That position is not likely to go uncontested. A letter submitted to the federal government by B.C. Economic Development Minister Diana Gibson last week asked for special relief for her province from some of the federal trade remedies affecting steel.
She asked that as the federal government develops a trade response to steel diversion from the U.S. to Canada, it provide 'a rebate or full exemption' for steel imports used in public projects in B.C. and a 'temporary full exemption' for steel imports for other B.C. users, as long as steel imports do not exceed historical levels. She also asked for federal funds to pay for additional transportation costs of steel across the country.
Canada cannot be the dumping ground for the world's overcapacity
Adam Parr, steel producer Gerdau SA
In 2024, B.C. imported $4-billion worth of steel, with China providing 31 per cent, the U.S. 21 per cent and South Korea, Taiwan and Japan providing an additional 28 per cent combined, she said in the letter.
Although Gibson said B.C. supports the federal response to tariffs and the importance of national unity, she also issued a warning.
'Any trade remedies being considered with respect to possible foreign steel diversion must not worsen the already fragile construction and manufacturing industries, exacerbate housing affordability, harm the economic interests of producers and workers located here, or significantly increase the costs of our public projects,' she said.
Gibson was not available for comment prior to publication.
The global steel market is inherently geopolitical. In February, Edward Sim, a lawyer in Washington, D.C., wrote to the CITT to request a 'public interest inquiry' into the nearly 16 per cent anti-dumping duty that it applied to Bulgarian rebar earlier this year.
He said his client is a Ukrainian steel conglomerate that sent steel billets to a mill in Bulgaria to be made into rebar and that it is losing money in its home market because the plant there is 80 kilometres from the frontlines of the war with Russia. As a result, its workers have been drafted and killed, it has faced drone and missile attacks, and it has experienced energy disruptions.
The war has also cut off certain shipping routes, so there are limited markets to ship the goods to, which necessitates selling at a lower price.
To support Ukraine, Canada has lifted certain duties, so its anti-dumping duty contradicts this policy, Sim said.
'We asked for the public interest hearing so the CITT can review whether it really is in the Canadian interest to impose these dumping duties,' he said.
In recent years, the steel industry in Canada has embarked on a $1.77-billion project to install electric arc furnaces at two facilities in Ontario that would drastically reduce carbon emissions by switching out coal power for electricity, thereby making Canadian steel among the cleanest in the world.

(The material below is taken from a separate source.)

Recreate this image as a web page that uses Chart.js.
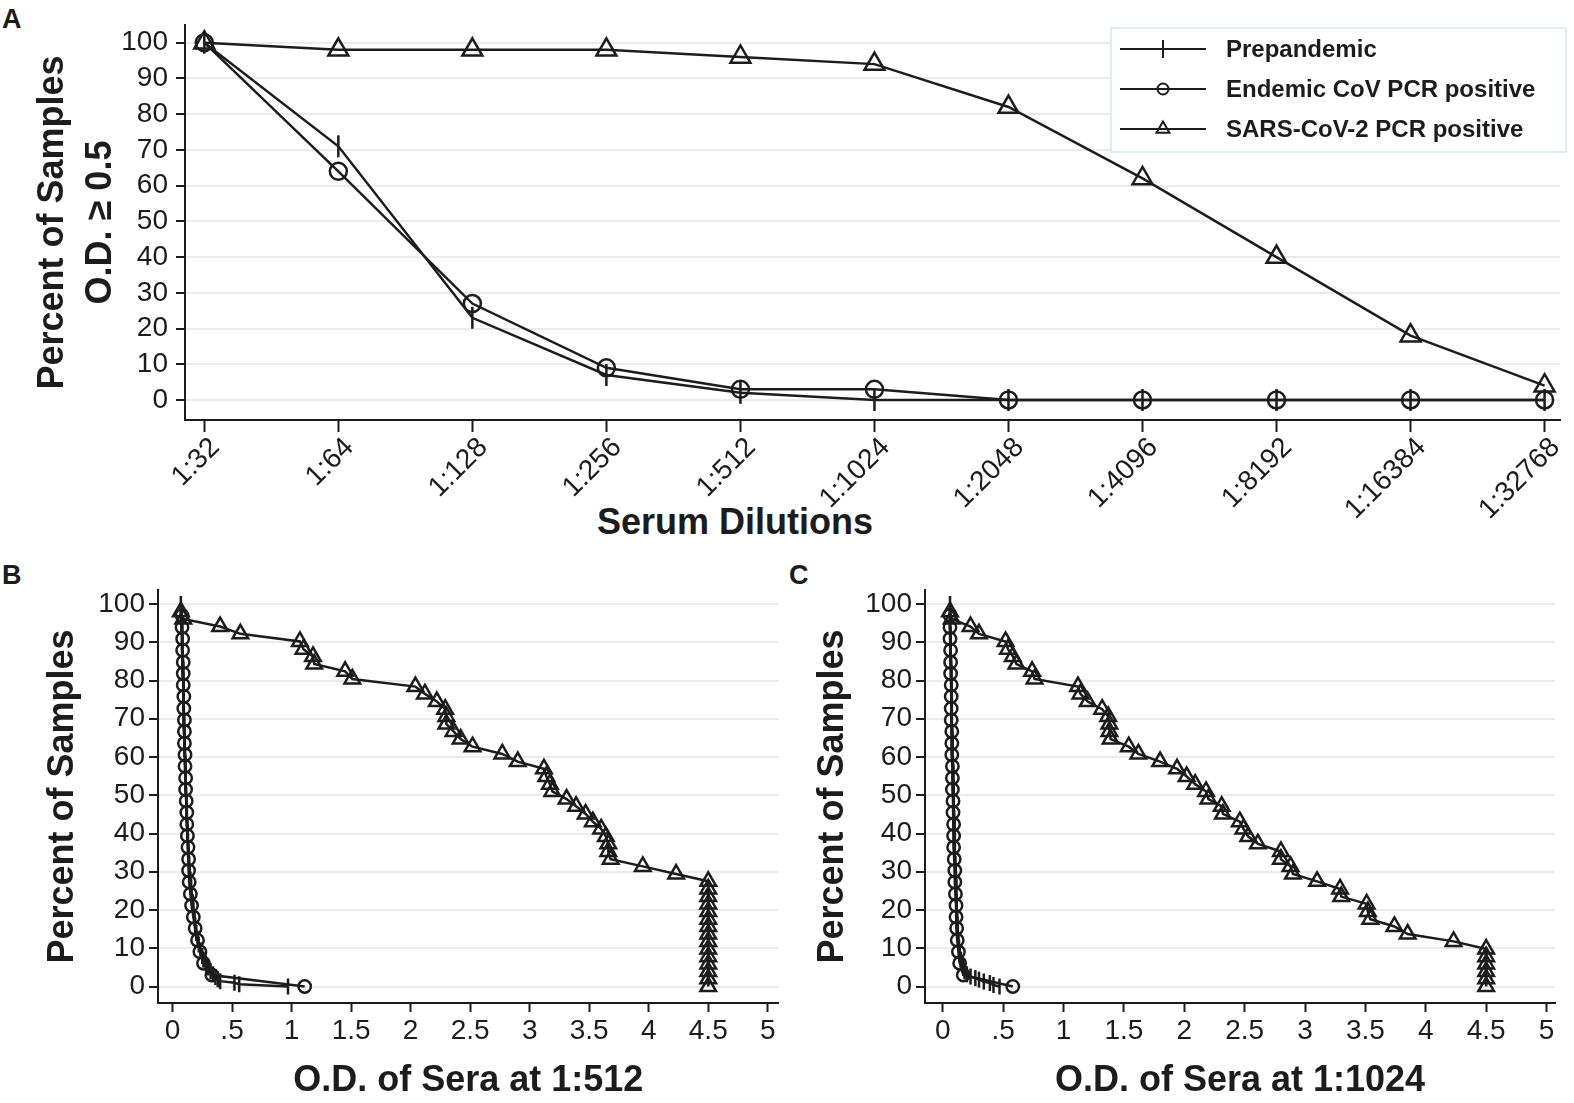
<!DOCTYPE html>
<html>
<head>
<meta charset="utf-8">
<script src="https://cdn.jsdelivr.net/npm/chart.js@4.4.0/dist/chart.umd.min.js"></script>
<style>
  body { margin: 0; background: #fff; width: 1574px; height: 1103px; position: relative; overflow: hidden;
         font-family: "Liberation Sans", Arial, sans-serif; color: #1c1c1c; }
  canvas { position: absolute; }
  .tag { position: absolute; font-weight: bold; font-size: 27px; line-height: 1; }
  .xtitle { position: absolute; font-weight: bold; font-size: 36px; transform: translate(-50%, -50%); white-space: nowrap; }
</style>
</head>
<body>
<div class="tag" style="left:2px;top:6px">A</div>
<div class="tag" style="left:2px;top:562px">B</div>
<div class="tag" style="left:789px;top:562px">C</div>
<div class="xtitle" style="left:735px;top:522px">Serum Dilutions</div>

<canvas id="chartA" width="1574" height="560" style="left:0;top:0;width:1574px;height:560px"></canvas>
<canvas id="chartB" width="790" height="543" style="left:0;top:560px;width:790px;height:543px"></canvas>
<canvas id="chartC" width="784" height="543" style="left:790px;top:560px;width:784px;height:543px"></canvas>

<script>
// --- Data ---
const dilutions = ['1:32', '1:64', '1:128', '1:256', '1:512', '1:1024', '1:2048', '1:4096', '1:8192', '1:16384', '1:32768'];
const prepandemicA = [100, 71, 23, 7, 2, 0, 0, 0, 0, 0, 0];
const endemicA = [100, 64, 27, 9, 3, 3, 0, 0, 0, 0, 0];
const sarsA = [100, 98, 98, 98, 96, 94, 82, 62, 40, 18, 4];

const percentTicks = [0, 10, 20, 30, 40, 50, 60, 70, 80, 90, 100];
const odTicks = [0, 0.5, 1, 1.5, 2, 2.5, 3, 3.5, 4, 4.5, 5];
const odTickLabels = ['0', '.5', '1', '1.5', '2', '2.5', '3', '3.5', '4', '4.5', '5'];

// panel B (1:512)
const prepB_pct = [100, 98, 96, 94, 92, 90, 88, 86, 84, 82, 80, 78, 76, 74, 72, 70, 68, 66, 64, 62, 60, 58, 56, 54, 52, 50,
  48, 46, 44, 42, 40, 38, 36, 34, 32, 30, 28, 26, 24, 22, 20, 18, 16, 14, 12.5, 11, 9.5, 8, 7, 6, 5, 4, 3.2, 2.5, 1.9, 1.4, 1.0, 0.6, 0];
const prepB_od = [0.07, 0.07, 0.075, 0.075, 0.08, 0.08, 0.08, 0.085, 0.085, 0.085, 0.09, 0.09, 0.09, 0.09, 0.095, 0.095, 0.095,
  0.10, 0.10, 0.10, 0.105, 0.105, 0.11, 0.11, 0.11, 0.115, 0.115, 0.12, 0.12, 0.125, 0.125, 0.13, 0.13, 0.135, 0.14, 0.145,
  0.15, 0.155, 0.16, 0.17, 0.175, 0.185, 0.19, 0.20, 0.21, 0.22, 0.235, 0.25, 0.26, 0.28, 0.30, 0.32, 0.34, 0.36, 0.38, 0.40,
  0.52, 0.56, 0.97];

const endemicPct = [97.0, 93.9, 90.9, 87.9, 84.8, 81.8, 78.8, 75.8, 72.7, 69.7, 66.7, 63.6, 60.6, 57.6, 54.5, 51.5, 48.5,
  45.5, 42.4, 39.4, 36.4, 33.3, 30.3, 27.3, 24.2, 21.2, 18.2, 15.2, 12.1, 9.1, 6.1, 3.0, 0];
const endB_od = [0.08, 0.08, 0.085, 0.085, 0.09, 0.09, 0.09, 0.095, 0.095, 0.10, 0.10, 0.10, 0.105, 0.105, 0.11, 0.11, 0.115,
  0.12, 0.12, 0.125, 0.13, 0.135, 0.135, 0.14, 0.15, 0.16, 0.175, 0.19, 0.21, 0.23, 0.26, 0.33, 1.11];

const sarsPct = [98.0, 96.1, 94.1, 92.2, 90.2, 88.2, 86.3, 84.3, 82.4, 80.4, 78.4, 76.5, 74.5, 72.5, 70.6, 68.6, 66.7, 64.7,
  62.7, 60.8, 58.8, 56.9, 54.9, 52.9, 51.0, 49.0, 47.1, 45.1, 43.1, 41.2, 39.2, 37.3, 35.3, 33.3, 31.4, 29.4, 27.5, 25.5,
  23.5, 21.6, 19.6, 17.6, 15.7, 13.7, 11.8, 9.8, 7.8, 5.9, 3.9, 2.0, 0];
const sarsB_od = [0.07, 0.09, 0.40, 0.57, 1.07, 1.10, 1.18, 1.19, 1.45, 1.51, 2.04, 2.12, 2.22, 2.29, 2.30, 2.30, 2.36, 2.42,
  2.52, 2.77, 2.90, 3.12, 3.14, 3.17, 3.19, 3.31, 3.39, 3.47, 3.53, 3.60, 3.64, 3.66, 3.66, 3.68, 3.95, 4.23,
  4.5, 4.5, 4.5, 4.5, 4.5, 4.5, 4.5, 4.5, 4.5, 4.5, 4.5, 4.5, 4.5, 4.5, 4.5];

// panel C (1:1024)
const prepC_pct = [100, 98, 96, 94, 92, 90, 88, 86, 84, 82, 80, 78, 76, 74, 72, 70, 68, 66, 64, 62, 60, 58, 56, 54, 52, 50,
  48, 46, 44, 42, 40, 38, 36, 34, 32, 30, 28, 26, 24, 22, 20, 18, 16, 14, 12, 10, 8.5, 7, 6, 5, 4, 3.2, 2.6, 2.2, 1.8, 1.3, 0.9, 0.4, 0];
const prepC_od = [0.06, 0.06, 0.06, 0.06, 0.065, 0.065, 0.065, 0.065, 0.07, 0.07, 0.07, 0.07, 0.07, 0.075, 0.075, 0.075, 0.075,
  0.08, 0.08, 0.08, 0.08, 0.085, 0.085, 0.085, 0.09, 0.09, 0.09, 0.09, 0.095, 0.095, 0.095, 0.10, 0.10, 0.10, 0.105, 0.105,
  0.11, 0.11, 0.11, 0.115, 0.115, 0.12, 0.12, 0.125, 0.13, 0.135, 0.14, 0.15, 0.16, 0.17, 0.18, 0.20, 0.23, 0.27, 0.30, 0.34,
  0.39, 0.42, 0.47];
const endC_od = [0.06, 0.06, 0.06, 0.065, 0.065, 0.065, 0.07, 0.07, 0.07, 0.07, 0.075, 0.075, 0.075, 0.08, 0.08, 0.08, 0.085,
  0.085, 0.09, 0.09, 0.09, 0.095, 0.10, 0.10, 0.105, 0.11, 0.11, 0.115, 0.12, 0.13, 0.14, 0.17, 0.58];
const sarsC_od = [0.06, 0.075, 0.23, 0.30, 0.52, 0.54, 0.58, 0.61, 0.74, 0.76, 1.12, 1.14, 1.20, 1.32, 1.37, 1.38, 1.38, 1.39,
  1.54, 1.62, 1.80, 1.94, 2.02, 2.09, 2.18, 2.20, 2.31, 2.32, 2.46, 2.49, 2.53, 2.61, 2.80, 2.80, 2.88, 2.90, 3.10, 3.29,
  3.30, 3.51, 3.52, 3.54, 3.74, 3.85, 4.23, 4.5, 4.5, 4.5, 4.5, 4.5, 4.5];

const seriesNames = ['Prepandemic', 'Endemic CoV PCR positive', 'SARS-CoV-2 PCR positive'];

// --- Styling ---
const ink = '#1c1c1c';
const gridGrey = '#ebebeb';
const fontFamily = '"Liberation Sans", Arial, sans-serif';
Chart.defaults.font.family = fontFamily;
Chart.defaults.color = ink;

function markerStyle(kind, big) {
  const base = {
    borderColor: ink,
    borderWidth: 2.5,
    pointBorderColor: ink,
    pointBackgroundColor: 'rgba(0,0,0,0)',
    pointBorderWidth: 2.5,
    pointHoverRadius: 0,
    tension: 0,
    fill: false
  };
  if (kind === 0) return Object.assign(base, { pointStyle: 'line', pointRotation: 90, pointRadius: big ? 11 : 8 });
  if (kind === 1) return Object.assign(base, { pointStyle: 'circle', pointRadius: big ? 8.5 : 6.2 });
  return Object.assign(base, { pointStyle: 'triangle', pointRadius: big ? 11.5 : 9 });
}

function pairs(xs, ys) {
  return xs.map((x, i) => ({ x: x, y: ys[i] }));
}

function percentAxis(min, max, width, titleText, titleFont, titlePad, tickSize, tickPad) {
  return {
    type: 'linear',
    min: min,
    max: max,
    afterBuildTicks: s => { s.ticks = percentTicks.map(v => ({ value: v })); },
    afterFit: s => { s.width = width; },
    border: { color: ink, width: 2 },
    grid: { color: gridGrey, lineWidth: 2, tickColor: ink, tickLength: 9, tickWidth: 2 },
    ticks: { font: { size: tickSize }, color: ink, padding: tickPad, autoSkip: false },
    title: { display: true, text: titleText, font: titleFont, color: ink, padding: { top: titlePad, bottom: 0 } }
  };
}

const baseOptions = {
  responsive: false,
  animation: false,
  events: [],
  plugins: { legend: { display: false }, tooltip: { enabled: false } }
};

// legend with line + marker samples (panel A)
const lineLegend = {
  id: 'lineLegend',
  afterDraw(chart) {
    const ctx = chart.ctx;
    const sizes = [9, 5.5, 7.5];
    ctx.save();
    ctx.fillStyle = '#fff';
    ctx.fillRect(1111, 28, 455, 124);
    ctx.strokeStyle = '#dbe6e6';
    ctx.lineWidth = 1.5;
    ctx.strokeRect(1111, 28, 455, 124);
    ctx.font = 'bold 24px ' + fontFamily;
    ctx.textBaseline = 'middle';
    chart.data.datasets.forEach((ds, i) => {
      const y = 49 + i * 40;
      ctx.strokeStyle = ink;
      ctx.lineWidth = 2;
      ctx.beginPath();
      ctx.moveTo(1120, y);
      ctx.lineTo(1206, y);
      ctx.stroke();
      ctx.fillStyle = 'rgba(0,0,0,0)';
      Chart.helpers.drawPoint(ctx, {
        pointStyle: ds.pointStyle, rotation: ds.pointRotation || 0, radius: sizes[i], borderWidth: 2
      }, 1163, y);
      ctx.fillStyle = ink;
      ctx.fillText(ds.label, 1226, y + 1);
    });
    ctx.restore();
  }
};

// 45 degree dilution labels, anchored at each tick of the x scale
const slantLabels = {
  id: 'slantLabels',
  afterDraw(chart) {
    const ctx = chart.ctx;
    const sx = chart.scales.x;
    ctx.save();
    ctx.font = '28px ' + fontFamily;
    ctx.fillStyle = ink;
    ctx.textAlign = 'right';
    ctx.textBaseline = 'middle';
    dilutions.forEach((lab, i) => {
      ctx.save();
      ctx.translate(sx.getPixelForValue(i) + 11, sx.top + 23);
      ctx.rotate(-Math.PI / 4);
      ctx.fillText(lab, 0, 0);
      ctx.restore();
    });
    ctx.restore();
  }
};

// --- Panel A ---
const dilutionIndex = dilutions.map((d, i) => i);
new Chart(document.getElementById('chartA'), {
  type: 'line',
  data: {
    datasets: [
      Object.assign({ label: seriesNames[0], data: pairs(dilutionIndex, prepandemicA) }, markerStyle(0, true)),
      Object.assign({ label: seriesNames[1], data: pairs(dilutionIndex, endemicA) }, markerStyle(1, true)),
      Object.assign({ label: seriesNames[2], data: pairs(dilutionIndex, sarsA) }, markerStyle(2, true))
    ]
  },
  options: Object.assign({}, baseOptions, {
    layout: { padding: { top: 25, right: 4, left: 0, bottom: 0 } },
    scales: {
      x: {
        type: 'linear',
        min: -0.144,
        max: 10.115,
        afterBuildTicks: s => { s.ticks = dilutionIndex.map(v => ({ value: v })); },
        afterFit: s => { s.height = 140; },
        border: { color: ink, width: 2 },
        grid: { drawOnChartArea: false, tickColor: ink, tickLength: 12, tickWidth: 2 },
        ticks: { display: false, autoSkip: false }
      },
      y: percentAxis(-5.6, 104.95, 185, ['Percent of Samples', 'O.D. \u2265 0.5'],
        { size: 36, weight: 'bold', lineHeight: 1.33 }, 29, 28, 8)
    }
  }),
  plugins: [slantLabels, lineLegend]
});

// --- Panels B and C ---
function odPanel(id, prepOd, prepPct, endOd, sarsOd, xMin, xMax, yWidth, yTitlePad, padRight, xTitle) {
  return new Chart(document.getElementById(id), {
    type: 'line',
    data: {
      datasets: [
        Object.assign({ label: seriesNames[0], data: pairs(prepOd, prepPct) }, markerStyle(0, false)),
        Object.assign({ label: seriesNames[1], data: pairs(endOd, endemicPct) }, markerStyle(1, false)),
        Object.assign({ label: seriesNames[2], data: pairs(sarsOd, sarsPct) }, markerStyle(2, false))
      ]
    },
    options: Object.assign({}, baseOptions, {
      layout: { padding: { top: 30, right: padRight, left: 0, bottom: 0 } },
      scales: {
        x: {
          type: 'linear',
          min: xMin,
          max: xMax,
          afterBuildTicks: s => { s.ticks = odTicks.map(v => ({ value: v })); },
          afterFit: s => { s.height = 100; },
          border: { color: ink, width: 2 },
          grid: { drawOnChartArea: false, tickColor: ink, tickLength: 9, tickWidth: 2 },
          ticks: {
            font: { size: 28 }, color: ink, padding: 2, autoSkip: false, maxRotation: 0,
            callback: v => odTickLabels[odTicks.indexOf(v)]
          },
          title: { display: true, text: xTitle, font: { size: 36, weight: 'bold' }, color: ink, padding: { top: 0, bottom: 0 } }
        },
        y: percentAxis(-4.31, 103.66, yWidth, 'Percent of Samples', { size: 36, weight: 'bold' }, yTitlePad, 28, 4)
      }
    })
  });
}

odPanel('chartB', prepB_od, prepB_pct, endB_od, sarsB_od, -0.122, 5.09, 158, 41, 3, 'O.D. of Sera at 1:512');
odPanel('chartC', prepC_od, prepC_pct, endC_od, sarsC_od, -0.147, 5.07, 135, 21, 19, 'O.D. of Sera at 1:1024');
</script>
</body>
</html>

There was and still is a good market in Canada
Lawrence Herman, a trade lawyer in Toronto
Lawrence Herman, a trade lawyer in Toronto who spent years representing steel companies, said dumped foreign rebar weakens the domestic sector.
'There was and still is a good market in Canada,' he said. 'Look at Toronto. Every crane on the skyline involves huge volumes of rebar at the base of that crane.'
After a decade of fighting over rebar, the only countries still seeking to ship rebar to Canada are doing so at fair market price, Tim McMenamin, president of Jebsen & Jessen Hamburg GmbH, the largest rebar importer in Canada, said.
He said the CITT recently rejected Canadian steel producers' anti-dumping case against Thailand.
'They want a little more of a captive market,' he said about domestic producers. 'But our backs are against the wall with inflation, with housing costs, with costs of living; the more protections we have on steel, the higher it costs to build bridges, roads, homes, so what are we protecting?'
Logie, the lawyer representing steelworker unions, said there are a lot of jobs at stake.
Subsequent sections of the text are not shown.